Focus on your core values

The internal culture of a business also plays a major role in international expansion, says Rory Brannigan. 

“You need to drive a strong message through your business that’s embraced by everyone from top to bottom.

We have five key operating principles: drive for sustainable outcomes, involve the right people, think beyond the now, focus on equality, and commit to customers. Each one means something in the way we approach any work, and we use them as measurement KPIs.”

For Mark Dowds, the core values of humility, wisdom and courage underpin all the work his company, Trov, does.

“When you’re innovating and reliant on heavy external investment, core values and clear KPIs act as guide rails to help keep you on track.

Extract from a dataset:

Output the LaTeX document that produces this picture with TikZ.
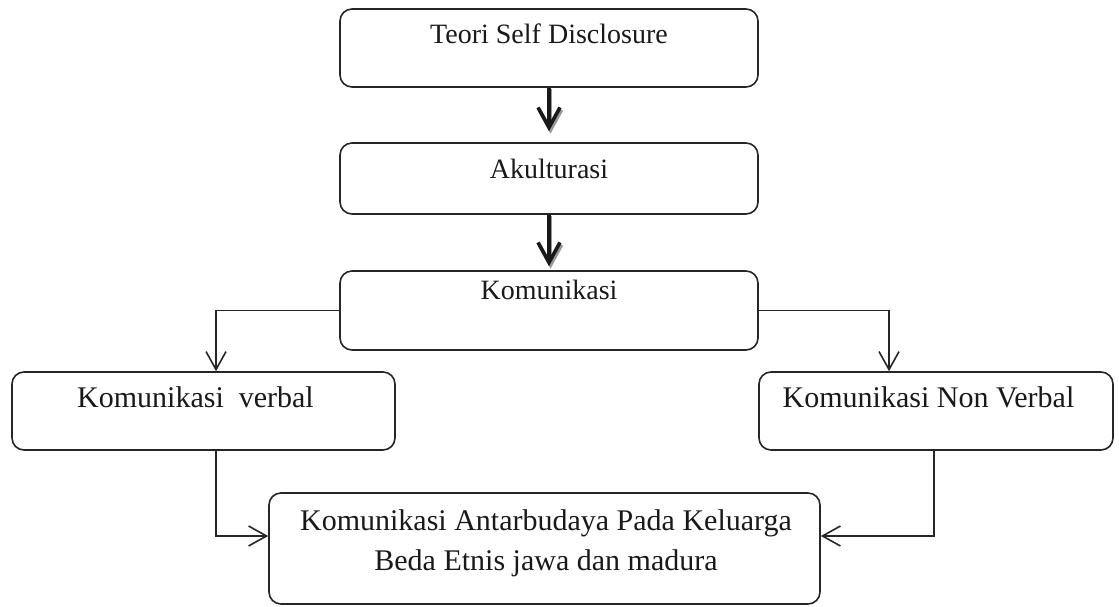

However, when you’re in the process of growing you have to get the balance right between expanding and looking after the core business. 

Don’t jump on every expansion opportunity without considering the implications first… sometimes it can be better to say no.”

Top tips for going global

  • Create a detailed strategy and action plan to understand your new market and plan your growth
  • Get advice from people with hands-on experience
  • Think about your funding options carefully, particularly if you’re considering giving up any ownership
  • Consider whether your product is fit for market, but remember it doesn’t always have to be perfect
  • Choose your overseas partners carefully
  • Do your homework on business practices in your target market
  • Stay focused on your core values and preserving your business culture 
  • Don’t spend time and effort on every opportunity – and be prepared to say no where necessary.